If the renovation work was feasible, there would still be seating for 1,200 to 1,500 people, which is more in keeping with the needs for the junior hockey team and other tournament or hockey events. The agricultural society would have nothing to do with the arena except ownership of the land it is on and they may want to rent it for occasional seasonal use.
Both the Town of Windsor and the Municipality of West Hants should take responsibility of operational and maintenance costs of the arena building supported by rental income from the user groups and through recreational subsidies as they do with other recreational facilities.
To my knowledge, there are no rinks in Nova Scotia or Atlantic Canada that are entirely sustainable on their own. Both the Town of Windsor and Municipality of West Hants should be contributing annually with their fair share based on usage, just as they do for other recreation facilities.
I think for a little less or a similar amount of money than proposed for the new arena on College Road, we can satisfy everyone’s needs for a better arena facility and have a state-of the-art facility in the right location.
Of course this means the various parties (both councils and the agricultural society) would have to come together and decide on what’s best for the majority of the people and satisfies all parties in the long run. Maybe this should be considered an election issue and part of a plebiscite call this coming fall.

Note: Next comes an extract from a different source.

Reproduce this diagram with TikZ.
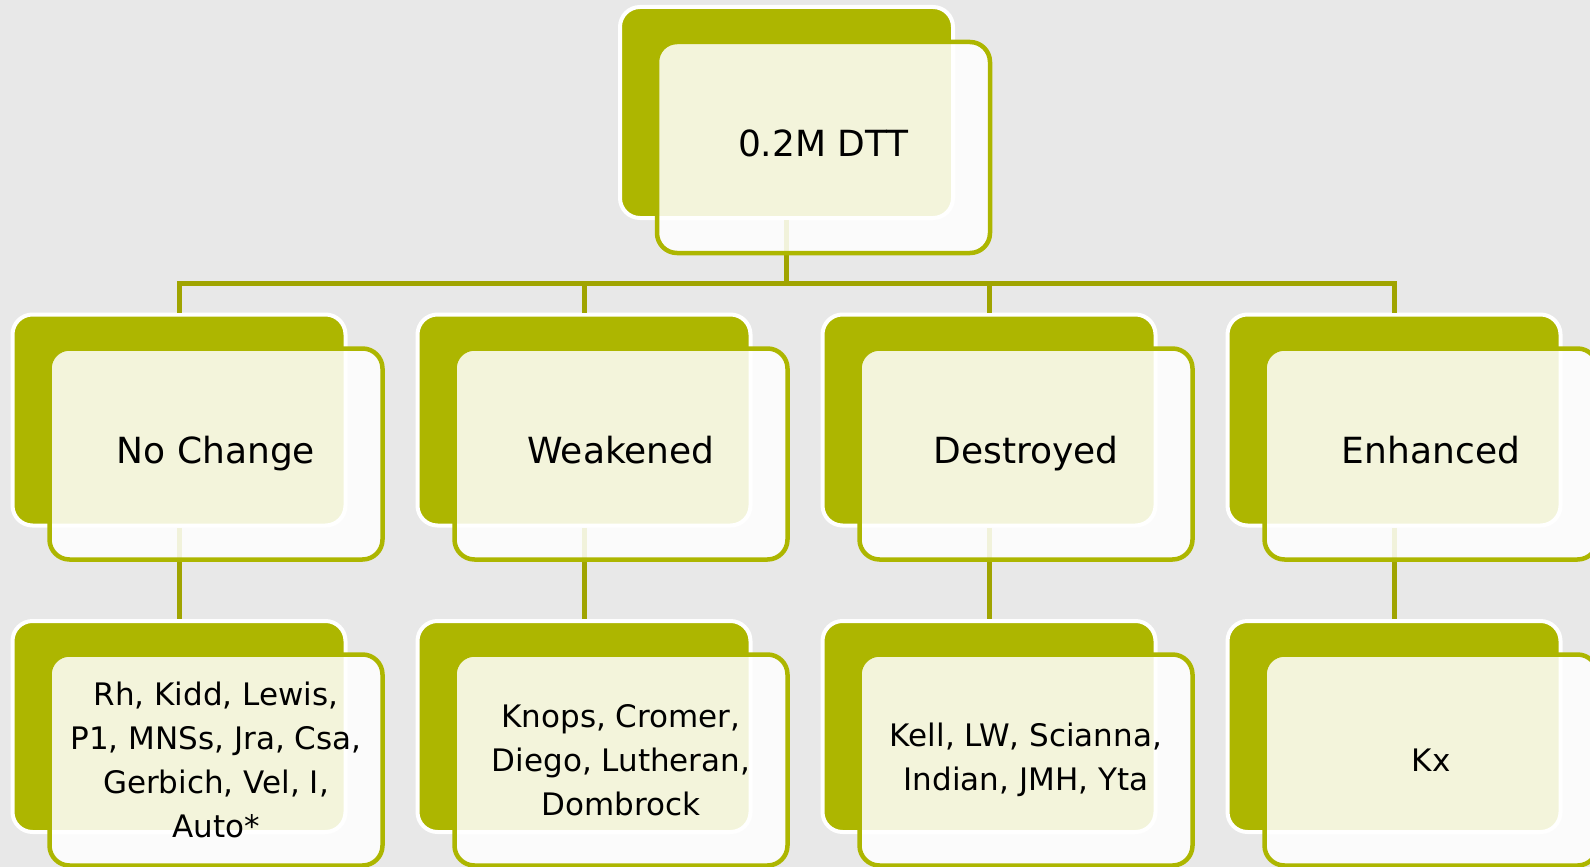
\documentclass[tikz,border=0pt]{standalone}
\usepackage{fontspec}
\setmainfont{DejaVu Sans}
\definecolor{boxolive}{HTML}{ADB600}
\definecolor{lineolive}{HTML}{A0A400}
\definecolor{bggray}{HTML}{E8E8E8}
\begin{document}
\begin{tikzpicture}[x=1pt,y=-1pt,
  backbox/.style={rectangle, rounded corners=20pt, fill=boxolive, draw=white, line width=4pt,
    minimum width=333pt, minimum height=211pt, inner sep=0pt},
  frontbox/.style={rectangle, rounded corners=20pt, fill=white, fill opacity=0.86, text opacity=1,
    draw=boxolive, line width=4.5pt, minimum width=333pt, minimum height=211pt, align=center, inner sep=0pt},
  bigtext/.style={font=\fontsize{36}{43}\selectfont, text height=27.4pt, text depth=8.5pt},
  smalltext/.style={font=\fontsize{31}{44}\selectfont},
  conn/.style={draw=lineolive, line width=5pt}]
\useasboundingbox (0,0) rectangle (1590,867);
\fill[bggray] (0,0) rectangle (1590,867);
\coordinate (bus) at (0,283);
% back boxes
\node[backbox] (tb) at (786.5,112.5) {};
\foreach \i/\x in {1/179,2/584,3/989,4/1394}{
  \node[backbox] (b\i) at (\x,420) {};
  \node[backbox] (c\i) at (\x,726.5) {};
}
% connectors
\foreach \i in {1,2,3,4}{
  \draw[conn] (tb.south) -- (tb.south |- bus) -| (b\i.north);
  \draw[conn] (b\i.south) -- (c\i.north);
}
% front boxes
\node[frontbox,bigtext] (t) at (823.5,147.5) {0.2M DTT};
\node[frontbox,bigtext] (f1) at (216,454) {No Change};
\node[frontbox,bigtext] (f2) at (621,454) {Weakened};
\node[frontbox,bigtext] (f3) at (1026,454) {Destroyed};
\node[frontbox,bigtext] (f4) at (1431,454) {Enhanced};
\node[frontbox,smalltext] (g1) at (216,760) {Rh, Kidd, Lewis,\\P1, MNSs, Jra, Csa,\\Gerbich, Vel, I,\\Auto*};
\node[frontbox,smalltext] (g2) at (621,760) {Knops, Cromer,\\Diego, Lutheran,\\Dombrock};
\node[frontbox,smalltext] (g3) at (1026,760) {Kell, LW, Scianna,\\Indian, JMH, Yta};
\node[frontbox,smalltext] (g4) at (1431,760) {Kx};
\end{tikzpicture}
\end{document}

Before we go forward with an alternative proposal, we need some research done. We need the development of a plan for rehabilitation of the Hants Exhibition Arena and cost information before an intelligent decision can be made. It would also be key to apply for funding assistance from the province or the feds and to get our local MLA and MP on board.
Plan B makes good sense and provides something for everyone and particularly, gives something back to the agricultural society for all the years of free rent they have given towards the operation of the arena over the past 50 to 60 years. It also makes best use of what we already have and the location is superior.
Whether we can get the two councils to agree to work together with the agricultural society on this alternative remains to be seen but certainly needs to be considered.
In the words of Spock, “the needs of many should outweigh the needs of a few.”